CDC officials track the rate at which citizens of the U.S. die and how long they are expected to live. According to the latest report the average life expectancy in the United States is 78.8 years (down 0.1 years from 2015).
Life Expectancy in the U.S.
While an overall life expectancy decrease of 0.1 years doesn’t seem large. The more disturbing fact is that the overall death rate has increased for the first time in over a decade, especially in people ages 65 and younger.
“This is a big deal,” said Philip Morgan, a demographer at the University of North Carolina, Chapel Hill. “There’s not a better indicator of well-being than life expectancy. The fact that it’s leveling off in the U.S. is a striking finding.”
What Does the Declining Life Expectancy Mean?
Robert Anderson, Chief of the Mortality Statistics Branch of the National Center for Health Statistics, which released the report, said that the findings in this year’s report could simply be a one-time occurrence. This is because analysis from the first half of 2016 suggests that life expectancy will likely be back up for next year’s report.
The group of researchers will have to wait for data to come in for the second half of 2016 to determine if that is the case. Anderson said that the data from 2015 is still worth paying attention to though. Throughout 2015 the death rate in the U.S. increased from 724.6 per 100,000 people to 733.1 per 100,000.

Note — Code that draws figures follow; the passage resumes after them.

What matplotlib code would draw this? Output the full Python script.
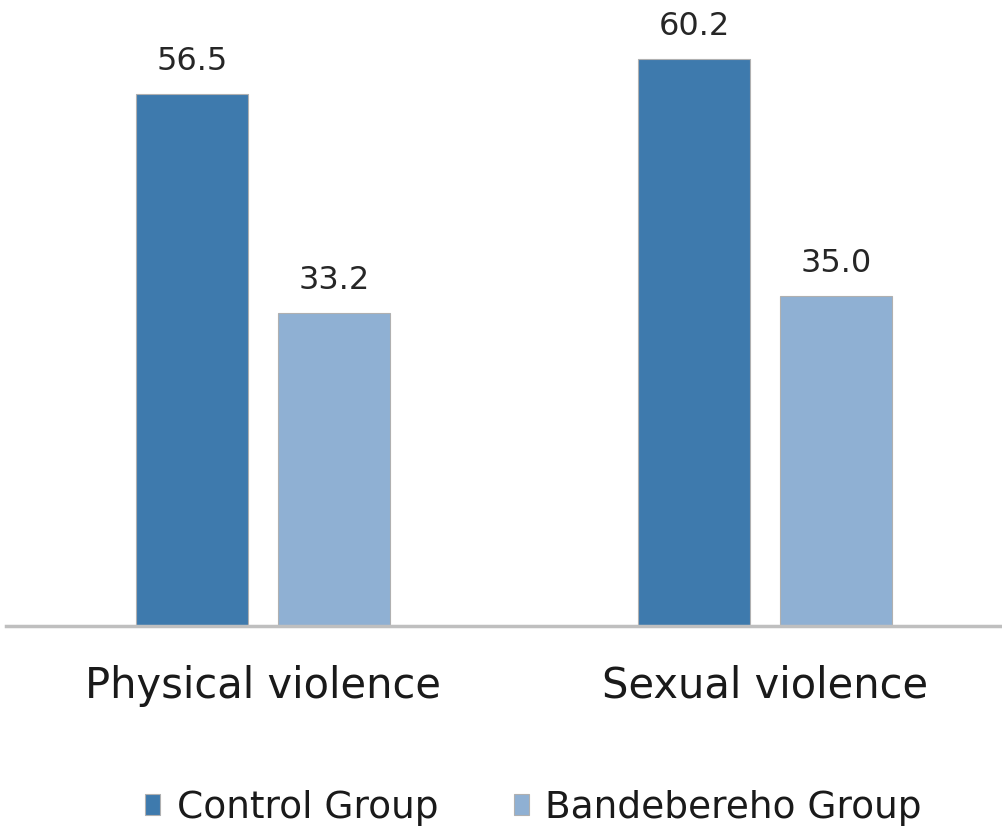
import matplotlib
matplotlib.use("Agg")
import matplotlib.pyplot as plt
import numpy as np

# 数据
categories = ["Physical violence", "Sexual violence"]
control = [56.5, 60.2]
bandebereho = [33.2, 35.0]
series_names = ["Control Group", "Bandebereho Group"]

fig = plt.figure(figsize=(10.03, 8.3), dpi=100)
ax = fig.add_axes([6 / 1003, 1 - 626 / 830, 1 - 6 / 1003, 622 / 830])

x = np.arange(len(categories))
w = 0.223
off = 0.1414
b1 = ax.bar(x - off, control, w, color="#3e7aad", edgecolor="#b0b0b0", linewidth=0.8,
            label=series_names[0])
b2 = ax.bar(x + off, bandebereho, w, color="#8fb0d3", edgecolor="#b0b0b0", linewidth=0.8,
            label=series_names[1])

for bars in (b1, b2):
    ax.bar_label(bars, fmt="%.1f", padding=12, fontsize=23, color="#262626")

ax.set_xlim(-0.512, 1.474)
ax.set_ylim(0, 66)
ax.set_yticks([])
ax.set_xticks(x)
ax.set_xticklabels(categories, fontsize=30, color="#1a1a1a")
ax.tick_params(axis="x", length=0, pad=28)
for s in ["top", "left", "right"]:
    ax.spines[s].set_visible(False)
ax.spines["bottom"].set_color("#bfbfbf")
ax.spines["bottom"].set_linewidth(2.5)

fig.legend(loc="center", bbox_to_anchor=(0.532, 0.027), ncol=2, frameon=False,
           fontsize=27, handlelength=0.4, handleheight=0.5, handletextpad=0.45,
           columnspacing=2.0, labelcolor="#1a1a1a")

fig.savefig("out.png", dpi=100, facecolor="white")
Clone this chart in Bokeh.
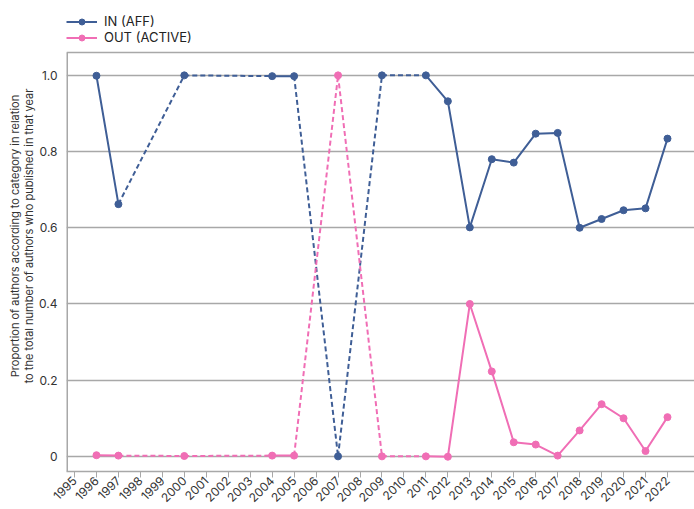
import math
from bokeh.plotting import figure
from bokeh.models import (ColumnDataSource, FixedTicker, CustomJSTickFormatter, Legend,
                          LegendItem, Range1d, Span)
from bokeh.embed import file_html
from bokeh.resources import INLINE

# ---- data ----
years = [1996, 1997, 2000, 2004, 2005, 2007, 2009, 2011, 2012, 2013, 2014, 2015,
         2016, 2017, 2018, 2019, 2020, 2021, 2022]
in_aff = [0.999, 0.662, 1.0, 0.998, 0.998, 0.0, 1.0, 1.0, 0.932, 0.601, 0.780, 0.771,
          0.847, 0.849, 0.600, 0.623, 0.646, 0.651, 0.834]
out_active = [0.003, 0.002, 0.001, 0.002, 0.002, 1.0, 0.0, 0.0, -0.001, 0.400, 0.223,
              0.037, 0.031, 0.002, 0.068, 0.137, 0.100, 0.014, 0.103]
tick_years = list(range(1995, 2023))
y_ticks = [0, 0.2, 0.4, 0.6, 0.8, 1.0]

BLUE = "#3f5e96"
PINK = "#f06eb5"
FONT = "Inter"
GRID = "#a8a8a8"

X0, X1 = 1994.636, 2023.23
Y0, YTOP, Y1 = -0.0397, 1.06, 1.1965

p = figure(width=694, height=509, output_backend="svg", toolbar_location=None,
           x_range=Range1d(X0, X1), y_range=Range1d(Y0, Y1),
           min_border_left=66, min_border_right=0, min_border_bottom=36,
           min_border_top=0)
p.outline_line_color = None
p.background_fill_color = "white"
p.border_fill_color = "white"


def full_series(vals):
    d = dict(zip(years, vals))
    xs = list(range(years[0], years[-1] + 1))
    return xs, [d.get(x, float("nan")) for x in xs]


def gap_segments(vals):
    x0, y0, x1, y1 = [], [], [], []
    for i in range(len(years) - 1):
        if years[i + 1] - years[i] > 1:
            x0.append(years[i]); y0.append(vals[i])
            x1.append(years[i + 1]); y1.append(vals[i + 1])
    return dict(x0=x0, y0=y0, x1=x1, y1=y1)


# frame border: top and left lines of the plotting box
p.add_layout(Span(location=YTOP, dimension="width", line_color=GRID, line_width=1.5))
p.segment(x0=[X0], y0=[Y0], x1=[X0], y1=[YTOP], line_color=GRID, line_width=3)

items = []
for label, vals, col in [("IN (AFF)", in_aff, BLUE), ("OUT (ACTIVE)", out_active, PINK)]:
    p.segment("x0", "y0", "x1", "y1", source=ColumnDataSource(gap_segments(vals)),
              line_color=col, line_width=2, line_dash="5 3")
    xs, ys = full_series(vals)
    ln = p.line(xs, ys, line_color=col, line_width=2, line_join="round")
    sc = p.scatter(years, vals, size=7, fill_color=col, line_color=col)
    items.append(LegendItem(label=label, renderers=[ln, sc]))

# axes
p.xaxis.ticker = FixedTicker(ticks=tick_years)
p.xaxis.major_label_orientation = math.pi / 4
p.xaxis.major_label_text_font = FONT
p.xaxis.major_label_text_font_size = "12px"
p.xaxis.major_label_text_color = "#333333"
p.xaxis.axis_line_color = GRID
p.xaxis.axis_line_width = 1.5
p.xaxis.major_tick_line_color = GRID
p.xaxis.major_tick_in = 0
p.xaxis.major_tick_out = 6
p.xaxis.minor_tick_line_color = None
p.xaxis.major_label_standoff = 1

p.yaxis.ticker = FixedTicker(ticks=y_ticks)
p.yaxis.formatter = CustomJSTickFormatter(code="return tick == 0 ? '0' : tick.toFixed(1);")
p.yaxis.major_label_text_font = FONT
p.yaxis.major_label_text_font_size = "12px"
p.yaxis.major_label_text_color = "#333333"
p.yaxis.axis_line_color = None
p.yaxis.major_tick_line_color = None
p.yaxis.minor_tick_line_color = None
p.yaxis.major_label_standoff = 3
p.yaxis.axis_label = ("Proportion of authors according to category in relation\n"
                      "to the total number of authors who published in that year")
p.yaxis.axis_label_text_font = FONT
p.yaxis.axis_label_text_font_size = "11px"
p.yaxis.axis_label_text_font_style = "normal"
p.yaxis.axis_label_text_color = "#333333"
p.yaxis.axis_label_text_line_height = 1.0
p.yaxis.axis_label_standoff = 0

p.xgrid.grid_line_color = None
p.ygrid.grid_line_color = GRID
p.ygrid.grid_line_width = 1.5

legend = Legend(items=items, orientation="vertical", location=(0, 426),
                label_text_font=FONT, label_text_font_size="13px",
                label_text_color="#222222", glyph_width=31, glyph_height=15,
                label_height=15, spacing=0, padding=0, margin=0,
                label_standoff=7, border_line_color=None,
                background_fill_alpha=0)
p.add_layout(legend)

open("out.html", "w").write(file_html(p, INLINE))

The increasing death rate was enough to make the life expectancy in the United States fall slightly for the first time since 1993. Actually, the life expectancy rate has only dropped a few times in the past 50 years. The last dip in 1993 was due to higher death rates from AIDS, the flu, homicide and accidental deaths throughout the year.

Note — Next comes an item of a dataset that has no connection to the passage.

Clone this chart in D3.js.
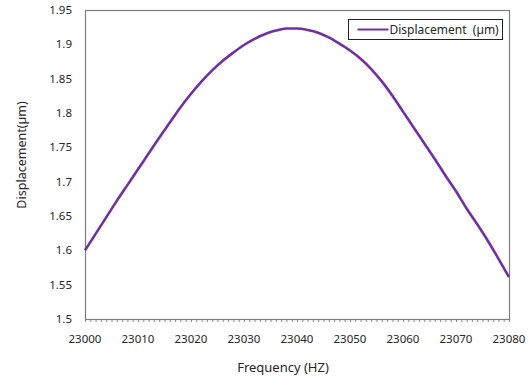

The overall life expectancy dropped from 78.9 years to 78.8 years. For men it fell from 76.5 years to 76.3 and for women it dropped from 81.3 to 81.2.
What Made Life Expectancy in the U.S. Drop?

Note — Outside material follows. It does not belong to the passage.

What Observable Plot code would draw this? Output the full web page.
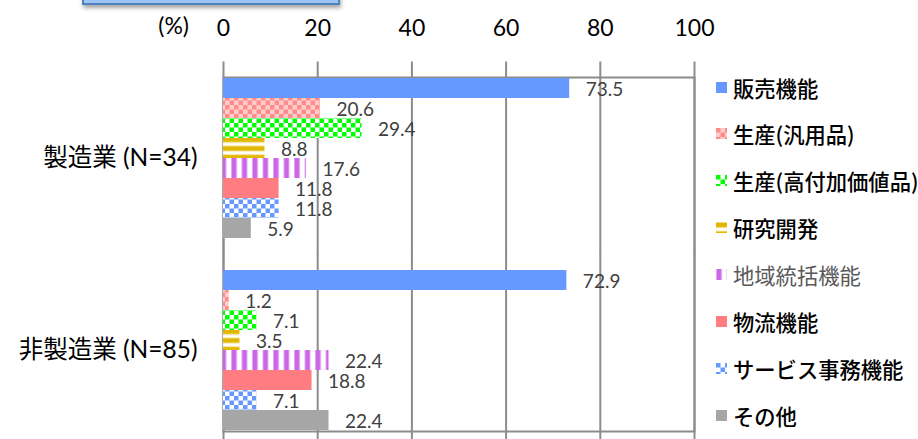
<!DOCTYPE html>
<html>
<head>
<meta charset="utf-8">
<script src="https://cdn.jsdelivr.net/npm/d3@7"></script>
<script src="https://cdn.jsdelivr.net/npm/@observablehq/plot@0.6"></script>
<style>
html, body { margin: 0; padding: 0; background: #fff; overflow: hidden; width: 918px; height: 439px; }
#wrap { position: relative; width: 918px; height: 439px; overflow: hidden; font-family: Lato, "Noto Sans CJK JP", sans-serif; }
#chart { position: absolute; left: 0; top: 0; }
#box { position: absolute; left: 82px; top: -22px; width: 254px; height: 23px; background: #9ec3f6; border: 2px solid #4f81bd; box-shadow: 1px 3px 4px rgba(0,0,0,0.35); }
#unit { position: absolute; right: 729px; top: 10px; font-size: 23px; color: #000; line-height: 30px; }
.leg { position: absolute; left: 716px; height: 30px; display: flex; align-items: center; font-family: "Noto Sans CJK JP", sans-serif; font-size: 21.3px; font-weight: 500; color: #000; white-space: nowrap; }
.leg svg { margin-right: 6px; flex: none; }
</style>
</head>
<body>
<div id="wrap">
  <div id="chart"></div>
  <div id="box"></div>
  <div id="unit">(%)</div>
</div>
<script>
// ---- data ----
const categories = ["製造業 (N=34)", "非製造業 (N=85)"];
const series = ["販売機能", "生産(汎用品)", "生産(高付加価値品)", "研究開発", "地域統括機能", "物流機能", "サービス事務機能", "その他"];
const manufacturing = [73.5, 20.6, 29.4, 8.8, 17.6, 11.8, 11.8, 5.9];
const nonManufacturing = [72.9, 1.2, 7.1, 3.5, 22.4, 18.8, 7.1, 22.4];
const xTicks = [0, 20, 40, 60, 80, 100];

// ---- styles ----
const seriesFills = ["#6699ff", "url(#pPink)", "url(#pGreen)", "url(#pYellow)", "url(#pPurple)", "#ff7c80", "url(#pBlue)", "#a6a6a6"];
const gridColor = "#8c8c8c";

const valuesByCategory = [manufacturing, nonManufacturing];
const rows = categories.flatMap((c, ci) => series.map((s, si) => ({category: c, series: s, value: valuesByCategory[ci][si]})));

const defs = `
<defs>
  <pattern id="pPink" patternUnits="userSpaceOnUse" width="9" height="9">
    <rect width="9" height="9" fill="#ffcccc"/>
    <rect x="0" y="0" width="4.5" height="4.5" fill="#ff8c8c"/>
    <rect x="4.5" y="4.5" width="4.5" height="4.5" fill="#ff8c8c"/>
  </pattern>
  <pattern id="pGreen" patternUnits="userSpaceOnUse" width="9" height="9">
    <rect width="9" height="9" fill="#ffffff"/>
    <rect x="0" y="0" width="4.5" height="4.5" fill="#00ff00"/>
    <rect x="4.5" y="4.5" width="4.5" height="4.5" fill="#00ff00"/>
  </pattern>
  <pattern id="pBlue" patternUnits="userSpaceOnUse" width="9" height="9">
    <rect width="9" height="9" fill="#ffffff"/>
    <rect x="0" y="0" width="4.5" height="4.5" fill="#6699ff"/>
    <rect x="4.5" y="4.5" width="4.5" height="4.5" fill="#6699ff"/>
  </pattern>
  <pattern id="pYellow" patternUnits="userSpaceOnUse" width="9" height="8.7">
    <rect width="9" height="8.7" fill="#ffffff"/>
    <rect x="0" y="0" width="9" height="6" fill="#f3de86"/>
    <rect x="0" y="1" width="9" height="4" fill="#e2b700"/>
  </pattern>
  <pattern id="pPurple" patternUnits="userSpaceOnUse" width="10.5" height="9">
    <rect width="10.5" height="9" fill="#ffffff"/>
    <rect x="0" y="0" width="6" height="9" fill="#e0a6f0"/>
    <rect x="1" y="0" width="4" height="9" fill="#cc66e6"/>
  </pattern>
</defs>`;

const chart = Plot.plot({
  width: 918,
  height: 446,
  marginLeft: 223,
  marginRight: 224,
  marginTop: 62,
  marginBottom: 0,
  style: {background: "transparent", color: "#000", fontFamily: "Lato, 'Noto Sans CJK JP', sans-serif"},
  x: {domain: [0, 100]},
  y: {domain: series, padding: 0, axis: null},
  fy: {domain: categories, paddingInner: 30 / 191.6, paddingOuter: 15 / 191.6, label: null},
  color: {domain: series, range: seriesFills},
  marks: [
    Plot.ruleX(xTicks, {stroke: gridColor, strokeWidth: 2, strokeOpacity: 1, insetTop: -15.5, insetBottom: -15.5}),
    Plot.frame({stroke: gridColor, strokeWidth: 2, facet: "super"}),
    Plot.barX(rows, {x: "value", y: "series", fy: "category", fill: "series", inset: 0}),
    Plot.text(rows, {x: "value", y: "series", fy: "category", text: d => d3.format(".1f")(d.value),
      textAnchor: "start", dx: 16, dy: 1, fill: "#404040", fontSize: 19}),
    Plot.axisX({anchor: "top", ticks: xTicks, tickSize: 0, tickPadding: 42, fontSize: 23, label: null}),
    Plot.axisFy({anchor: "left", tickSize: 0, tickPadding: 26, fontSize: 24.5, label: null})
  ]
});

chart.insertAdjacentHTML("afterbegin", defs);
document.getElementById("chart").appendChild(chart);

// legend
const wrap = document.getElementById("wrap");
series.forEach((s, i) => {
  const item = document.createElement("div");
  item.className = "leg";
  item.style.top = (87 + i * 46.9 - 15) + "px";
  if (s === "地域統括機能") { item.style.color = "#595959"; item.style.fontWeight = "400"; }
  item.innerHTML = `<svg width="11" height="11"><rect width="11" height="11" fill="${seriesFills[i]}"/></svg><span>${s}</span>`;
  wrap.appendChild(item);
});
</script>
</body>
</html>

All in all, the decline in life expectancy was truly driven by increase in deaths from eight of the top 10 leading causes of death in the country. “When you see increases in so many of the leading causes of death, it’s difficult to pinpoint one particular cause as the culprit,” Anderson stated.
The most notable reason behind the death rate increase are deaths from heart disease and stroke. Other notable contributors were deaths from Alzheimer’s disease, respiratory disease, kidney disease and diabetes. Additionally, more Americans died in 2015 from accidental injuries and suicide than recent years.
Key Factors in Increased Death Rates
American obesity could be playing a key role in the increase in deaths from heart disease, diabetes and stroke (and possibly Alzheimer’s). Doctors have also reached a limit of what they are able to do to treat each of these health issues, which may have also affected the life expectancy calculation.
Addiction is playing another key role, according to NPR. Opioid painkillers and heroin abuse fueled the increase in accidental or unintentional injuries in 2015. It has also been noted that the increase in drug abuse could be due to economic factors, including deindustrialization and poverty.
The decrease in life expectancy should be concerning not only because life expectancy is dropping but also because in most other industrialized countries comparable to the U.S. life expectancy is still on the rise – indicating that the United States may be falling behind on key health indicators.